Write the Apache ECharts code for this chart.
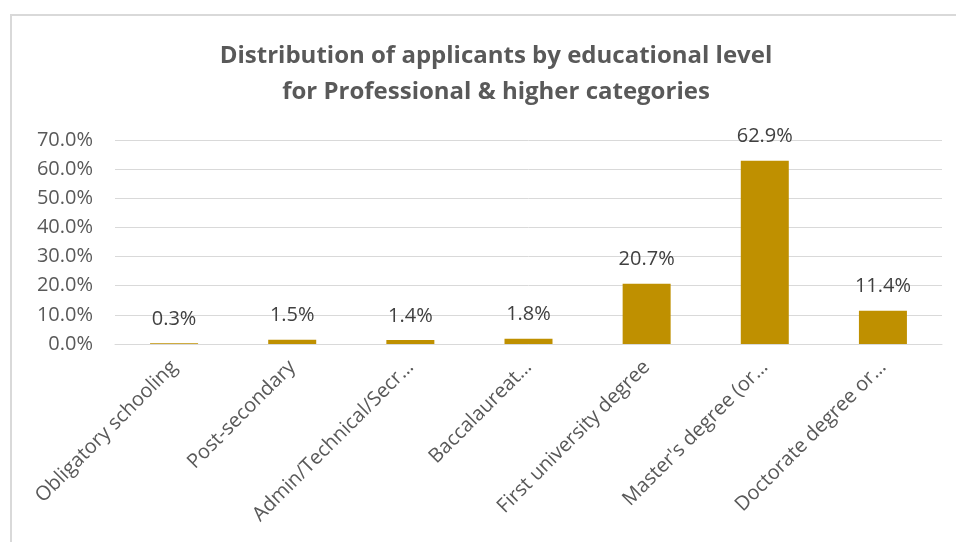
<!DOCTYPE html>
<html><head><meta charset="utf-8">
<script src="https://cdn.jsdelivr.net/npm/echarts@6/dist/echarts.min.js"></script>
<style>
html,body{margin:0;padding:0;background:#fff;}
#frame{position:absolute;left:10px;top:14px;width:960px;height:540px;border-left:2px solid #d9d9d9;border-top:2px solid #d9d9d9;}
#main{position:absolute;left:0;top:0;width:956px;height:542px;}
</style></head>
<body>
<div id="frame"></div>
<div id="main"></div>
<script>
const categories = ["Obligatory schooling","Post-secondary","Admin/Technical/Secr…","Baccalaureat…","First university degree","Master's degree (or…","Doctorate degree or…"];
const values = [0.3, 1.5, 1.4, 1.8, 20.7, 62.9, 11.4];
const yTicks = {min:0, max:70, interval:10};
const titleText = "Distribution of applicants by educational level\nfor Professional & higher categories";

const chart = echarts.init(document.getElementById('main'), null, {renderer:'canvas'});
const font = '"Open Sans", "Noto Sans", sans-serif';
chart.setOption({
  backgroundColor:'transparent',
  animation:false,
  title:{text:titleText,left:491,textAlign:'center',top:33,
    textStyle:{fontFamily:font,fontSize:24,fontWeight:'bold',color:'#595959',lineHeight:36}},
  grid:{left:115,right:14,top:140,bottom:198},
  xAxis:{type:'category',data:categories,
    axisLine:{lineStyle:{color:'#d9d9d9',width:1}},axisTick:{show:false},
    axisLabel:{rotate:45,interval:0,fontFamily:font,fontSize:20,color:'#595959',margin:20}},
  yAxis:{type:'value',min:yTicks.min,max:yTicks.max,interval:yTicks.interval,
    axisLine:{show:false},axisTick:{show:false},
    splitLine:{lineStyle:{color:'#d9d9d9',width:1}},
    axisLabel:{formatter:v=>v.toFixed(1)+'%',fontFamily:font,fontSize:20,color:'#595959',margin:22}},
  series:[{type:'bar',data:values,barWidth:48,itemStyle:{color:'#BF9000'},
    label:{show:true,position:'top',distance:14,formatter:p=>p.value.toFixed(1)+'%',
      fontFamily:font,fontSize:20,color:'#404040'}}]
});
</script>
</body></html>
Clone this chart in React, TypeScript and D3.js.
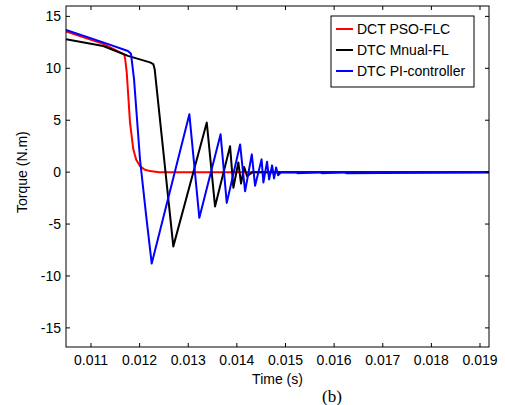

|---|

Go through the entries above and count the lines containing the word "this"; give only that count.

2